Dopo l’armistizio dell’8 settembre 1943, fatto prigioniero, il sottotenente degli Alpini Renato Sclarandi fu deportato come tanti soldati italiani nel lager di Luckenwalde in Germania e poi in quello di Przemyśl in Polonia.
Non cedette allo sconforto: prese a compilare un diario e iniziò a scrivere un libro. Intanto continuava a stare in mezzo ai compagni di prigionia, fornendo a ciascuno un fraterno calore di solidarietà, un po’ d’aiuto, alimentando in tutti la speranza per sopravvivere in quella desolazione dei corpi e dello spirito.
Tutti lo conoscevano, avevano ascoltato le sue conferenze, organizzate alla meglio, sulla Sacra Sindone, sul presepio e l’albero di Natale, sulla Santa Messa, sul “Figlio dell’Alpe” (lo spirito degli Alpini).

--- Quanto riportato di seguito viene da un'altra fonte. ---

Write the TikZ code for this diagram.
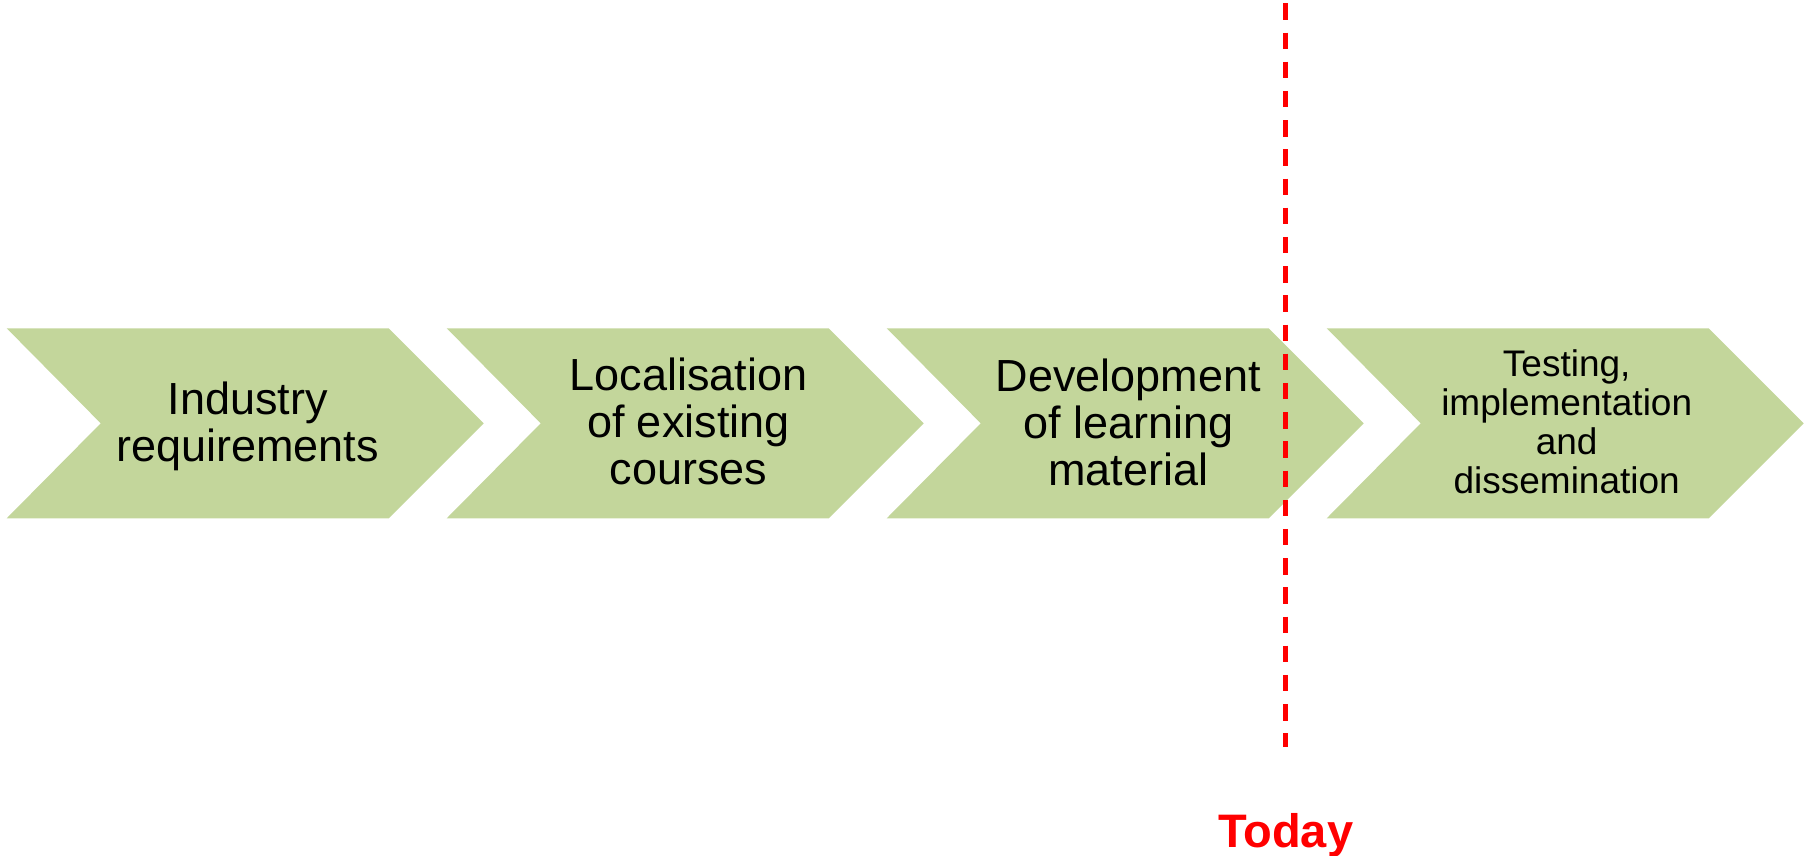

Traduceva dal latino le letture sacre e guidava la recita del Rosario.
Dal suo diario si apprende il ricordo degli anni trascorsi come studente fra i Salesiani. Annotò i nomi d’insegnanti e Superiori come persone amiche e care. Pregava per tutte le Opere Salesiane, per i padri defunti, per le Associazioni di ex allievi.
Il 30 gennaio del 1944, giorno del suo venticinquesimo compleanno e vigilia della memoria di san. Giovanni Bosco, Renato Sclarandi invocò il fondatore dei Salesiani d’insegnargli «in modo particolarissimo la via della fede completa nella Provvidenza e di guidarmi verso una profonda, completa e filiale devozione a Maria SS. Ausiliatrice, affinché risolva tutti i miei problemi».
Il 22 aprile 1944, impegnato come sempre a portare sollievo ad un prigioniero ammalato nel vicino campo di Hammerstein in Pomerania, oggi in Polonia, presentò alla sentinella tedesca il lasciapassare. La guardia lo stracciò senza nemmeno guardare chi glielo presentava, ingiungendo al prigioniero di rientrare subito nella sua baracca, Renato si girò per obbedire: il soldato gli sparò a bruciapelo alle spalle.
Fu sepolto nel cimitero del campo. Solo nel 1967, per la tenacia e la costanza dei genitori, le sue spoglie mortali fecero ritorno in Italia e composte nella tomba di famiglia a Sangano. La città di Torino gli ha dedicato una scuola e una lapide.